Ha detto di voler fare il manager: e se la cooptassero i nuovi proprietari americani della F.1?
«Beh non è solo il mio sport, è il mio mondo. Valuterò le possibilità che mi si presenteranno».

Lei viene una profonda amicizia con Hamilton, che negli ultimi anni si è trasformata in feroce rivalità: cosa rimarrà in futuro di tutto questo?
«Io credo che alla fine torneremo amici. Massì, non è impossibile: abbiamo condiviso tanti di quei momenti da ragazzi... Poi certo, quando ti batti nella stessa squadra e con la stessa macchina, e per lo stesso obiettivo, non è possibile andare d’accordo».

Gli chiede Alex Zanardi: cosa hai preso da tuo padre Keke?
«La capacità di non arrendermi mai.
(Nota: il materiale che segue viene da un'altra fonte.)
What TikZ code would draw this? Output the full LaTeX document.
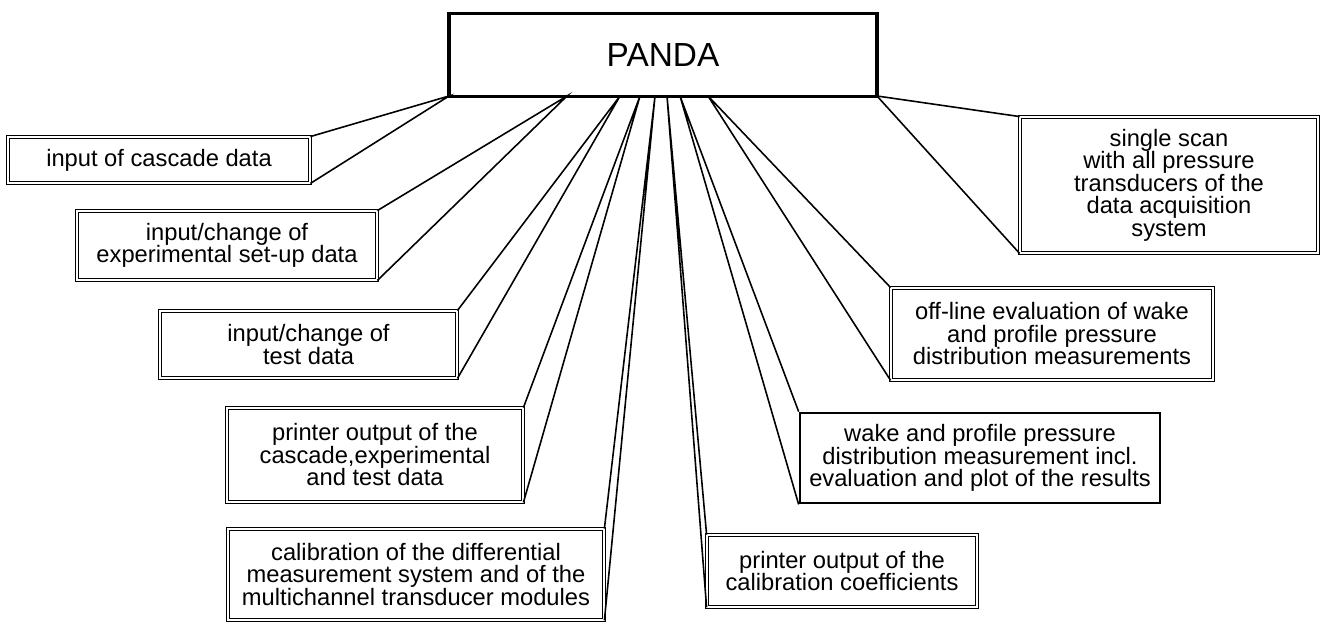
\documentclass[tikz,border=0pt]{standalone}
\usepackage{fontspec}
\setmainfont{Liberation Sans}
\begin{document}
\begin{tikzpicture}[x=0.02cm,y=-0.02cm,
    task/.style={draw,double,line width=0.5pt,double distance=1.4pt,inner sep=0pt,align=center,font=\fontsize{13.5}{12.8}\selectfont},
    mainbox/.style={draw,line width=2pt,inner sep=0pt,font=\fontsize{19}{22}\selectfont},
    link/.style={line width=0.9pt}]
      \useasboundingbox (0,0) rectangle (1324,624);
      \node[mainbox,minimum width=8.56cm,minimum height=1.66cm] (panda) at (663,55) {PANDA};
      % boxes on the left
      \node[task,minimum width=6.04cm,minimum height=0.92cm] (cascade) at (159,160) {input of cascade data};
      \node[task,minimum width=6cm,minimum height=1.38cm] (setup) at (227,245.5) {input/change of\\experimental set-up data};
      \node[task,minimum width=5.94cm,minimum height=1.34cm] (testdata) at (308.5,344.5) {input/change of\\test data};
      \node[task,minimum width=5.92cm,minimum height=1.88cm] (printdata) at (375,455) {printer output of the\\cascade,experimental\\and test data};
      \node[task,minimum width=7.52cm,minimum height=1.82cm] (calib) at (416,574.5) {calibration of the differential\\measurement system and of the\\multichannel transducer modules};
      % boxes on the right
      \node[task,minimum width=5.4cm,minimum height=1.44cm] (printcoef) at (842,571) {printer output of the\\calibration coefficients};
      \node[task,double=none,draw,line width=1.6pt,minimum width=7.2cm,minimum height=1.8cm] (wake) at (980,458) {wake and profile pressure\\distribution measurement incl.\\evaluation and plot of the results};
      \node[task,minimum width=6.44cm,minimum height=1.84cm] (offline) at (1052,334) {off-line evaluation of wake\\and profile pressure\\distribution measurements};
      \node[task,minimum width=5.96cm,minimum height=2.72cm] (scan) at (1169,185) {single scan\\with all pressure\\transducers of the\\data acquisition\\system};
      % points on the bottom of PANDA
      \coordinate (p1) at (449,96);
      \coordinate (p2) at (567,96);
      \coordinate (p3) at (620,96);
      \coordinate (p4) at (640,96);
      \coordinate (p5) at (655,96);
      \coordinate (p6) at (667,96);
      \coordinate (p7) at (680,96);
      \coordinate (p8) at (708,96);
      \coordinate (p9) at (877,96);
      \draw[link] (cascade.north east) -- (p1) -- (cascade.south east);
      \draw[link] (setup.north east) -- (p2) -- (setup.south east);
      \draw[link] (testdata.north east) -- (p3) -- (testdata.south east);
      \draw[link] (printdata.north east) -- (p4) -- (printdata.south east);
      \draw[link] (calib.north east) -- (p5) -- (calib.south east);
      \draw[link] (printcoef.north west) -- (p6) -- (printcoef.south west);
      \draw[link] (wake.north west) -- (p7) -- (wake.south west);
      \draw[link] (offline.north west) -- (p8) -- (offline.south west);
      \draw[link] (scan.north west) -- (p9) -- (scan.south west);
\end{tikzpicture}
\end{document}
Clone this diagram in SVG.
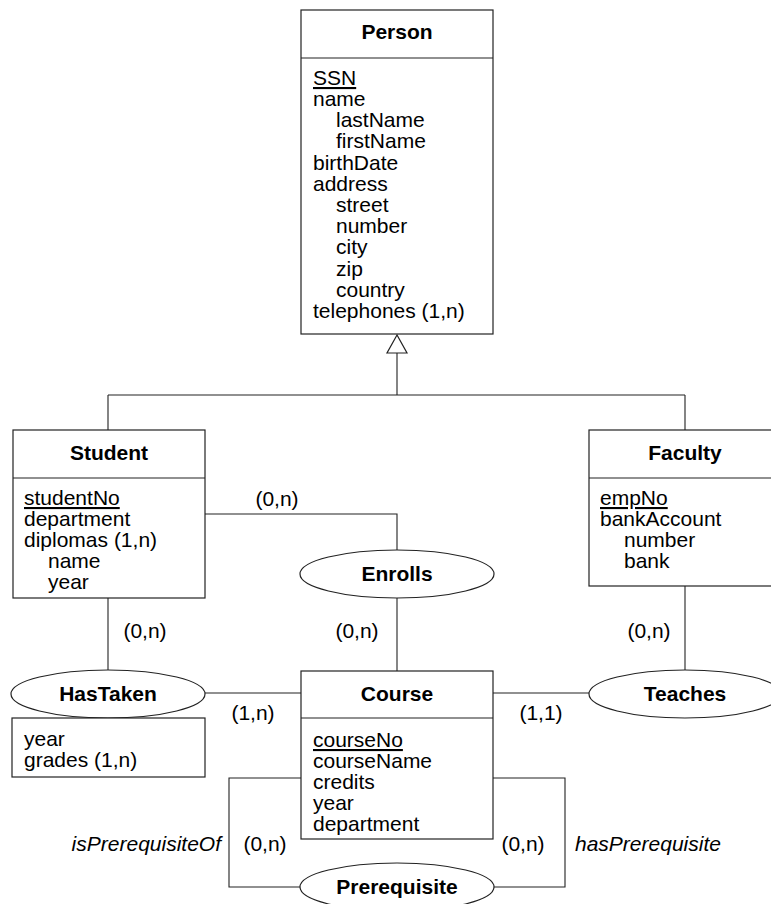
<svg xmlns="http://www.w3.org/2000/svg" width="771" height="904" viewBox="0 0 771 904">
<style>
text{font-family:"Liberation Sans",Arial,sans-serif;font-size:21px;fill:#000}
.t{font-weight:bold;text-anchor:middle}
.u{text-decoration:underline}
.i{font-style:italic}
.m{text-anchor:middle}
.box{fill:#fff;stroke:#222;stroke-width:1.2}
.ln{fill:none;stroke:#222;stroke-width:1.1}
</style>
<rect width="771" height="904" fill="#fff"/>
<g id="connectors">
<polygon points="397,335 387,353 407,353" class="box"/>
<path class="ln" d="M397 353V395M108 395H685M108 395V430M685 395V430"/>
<path class="ln" d="M205 514H397V550"/>
<path class="ln" d="M397 598V671"/>
<path class="ln" d="M108 598V670"/>
<path class="ln" d="M685 586V670"/>
<path class="ln" d="M205 693H301"/>
<path class="ln" d="M493 693H589"/>
<path class="ln" d="M301 778H229V887H300"/>
<path class="ln" d="M493 778H565V887H494"/>
<text x="277" y="506" class="m">(0,n)</text>
<text x="145" y="638" class="m">(0,n)</text>
<text x="357" y="638" class="m">(0,n)</text>
<text x="649" y="638" class="m">(0,n)</text>
<text x="253" y="720" class="m">(1,n)</text>
<text x="541" y="720" class="m">(1,1)</text>
<text x="265" y="851" class="m">(0,n)</text>
<text x="523" y="851" class="m">(0,n)</text>
<text x="221" y="851" class="i" text-anchor="end">isPrerequisiteOf</text>
<text x="575" y="851" class="i">hasPrerequisite</text>
</g>
<g id="person">
<rect x="301" y="10" width="192" height="324" class="box"/>
<line x1="301" y1="58" x2="493" y2="58" class="ln"/>
<text x="397" y="39" class="t">Person</text>
<text x="313" y="85" class="u">SSN</text>
<text x="313" y="106">name</text>
<text x="336" y="127">lastName</text>
<text x="336" y="148">firstName</text>
<text x="313" y="170">birthDate</text>
<text x="313" y="191">address</text>
<text x="336" y="212">street</text>
<text x="336" y="233">number</text>
<text x="336" y="254">city</text>
<text x="336" y="276">zip</text>
<text x="336" y="297">country</text>
<text x="313" y="318">telephones (1,n)</text>
</g>
<g id="student">
<rect x="13" y="430" width="192" height="168" class="box"/>
<line x1="13" y1="478" x2="205" y2="478" class="ln"/>
<text x="109" y="460" class="t">Student</text>
<text x="24" y="505" class="u">studentNo</text>
<text x="24" y="526">department</text>
<text x="24" y="547">diplomas (1,n)</text>
<text x="48" y="568">name</text>
<text x="48" y="589">year</text>
</g>
<g id="faculty">
<rect x="589" y="430" width="192" height="156" class="box"/>
<line x1="589" y1="478" x2="781" y2="478" class="ln"/>
<text x="685" y="460" class="t">Faculty</text>
<text x="600" y="505" class="u">empNo</text>
<text x="600" y="526">bankAccount</text>
<text x="624" y="547">number</text>
<text x="624" y="568">bank</text>
</g>
<g id="enrolls">
<ellipse cx="397" cy="574" rx="97" ry="24" class="box"/>
<text x="397" y="581" class="t">Enrolls</text>
</g>
<g id="hastaken">
<ellipse cx="108" cy="694" rx="97" ry="24" class="box"/>
<text x="108" y="701" class="t">HasTaken</text>
<rect x="12" y="718" width="193" height="59" class="box"/>
<text x="24" y="746">year</text>
<text x="24" y="767">grades (1,n)</text>
</g>
<g id="course">
<rect x="301" y="671" width="192" height="168" class="box"/>
<line x1="301" y1="718" x2="493" y2="718" class="ln"/>
<text x="397" y="701" class="t">Course</text>
<text x="313" y="747" class="u">courseNo</text>
<text x="313" y="768">courseName</text>
<text x="313" y="789">credits</text>
<text x="313" y="810">year</text>
<text x="313" y="831">department</text>
</g>
<g id="teaches">
<ellipse cx="685" cy="694" rx="96" ry="24" class="box"/>
<text x="685" y="701" class="t">Teaches</text>
</g>
<g id="prerequisite">
<ellipse cx="397" cy="887" rx="97" ry="24" class="box"/>
<text x="397" y="894" class="t">Prerequisite</text>
</g>
</svg>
Io l’ho vista nei suoi occhi quando ero bambino, ne ho fatto tesoro e mi sono accorto che ne avevo fatto un’abilità nel 2014 e poi nel 2015, quando il Mondiale contro Lewis lo avevo perso così male...».

Torniamo un po’ indietro, agli ultimissimi giri del GP di Abu Dhabi. Cosa le è venuto in mente, avendo in Mondiale in mano ma sapendo che avrebbe potuto scivolarle via?
«Sono stati momenti allucinanti. Avevo fatto un bellissimo adrenalinico sorpasso a Mad Max (Verstappen, ndr), poi il mio caro compagno ha pensato bene di rallentare. Non sono stati momenti piacevoli perché ho realizzato che il più piccolo errore avrebbe fatto sfumare il mio sogno di bambino che era a portata di mano. Io da piccolo volevo vincere un Mondiale, dico, non cinque...».

Il tutto alla fine di un anno lunghissimo e complicato.
«...in cui infatti mi sono fatto aiutare da un allenatore mentale. Lui mi ha dato una bella mano a sentirmi “nel momento”, a rimanere presente anche negli istanti più bui, come appunto quegli ultimi giri. Devo dire che la mia ultima stagione è stata la migliore, la mia ultima gara la più spettacolare e pazzesca».

Poi ad Abu Dhabi festeggiamenti non proprio a base di acqua minerale.
«Ne abbiamo fatte di tutti i colori, io e i miei amici che mi avevano raggiunto lì a sorpresa e di nascosto, perché io li avevo pregati di restare lontano per farmi restare concentrato... Sono riapparsi nel box e abbiamo saltato insieme cantanto “Siamo campioni del mondo”. In italiano ovviamente, perché io l’Italia ce l’ho nel cuore. Devo dire che da quei festeggiamenti non mi sono ancora ripreso bene».

Ora non le manca più nulla.
«No, mi mancavano il Mondiale e... il Casco d’Oro, che avrà un posto d’onore... aspettate, ne devo parlare prima con Vivian. A casa è lei è il boss».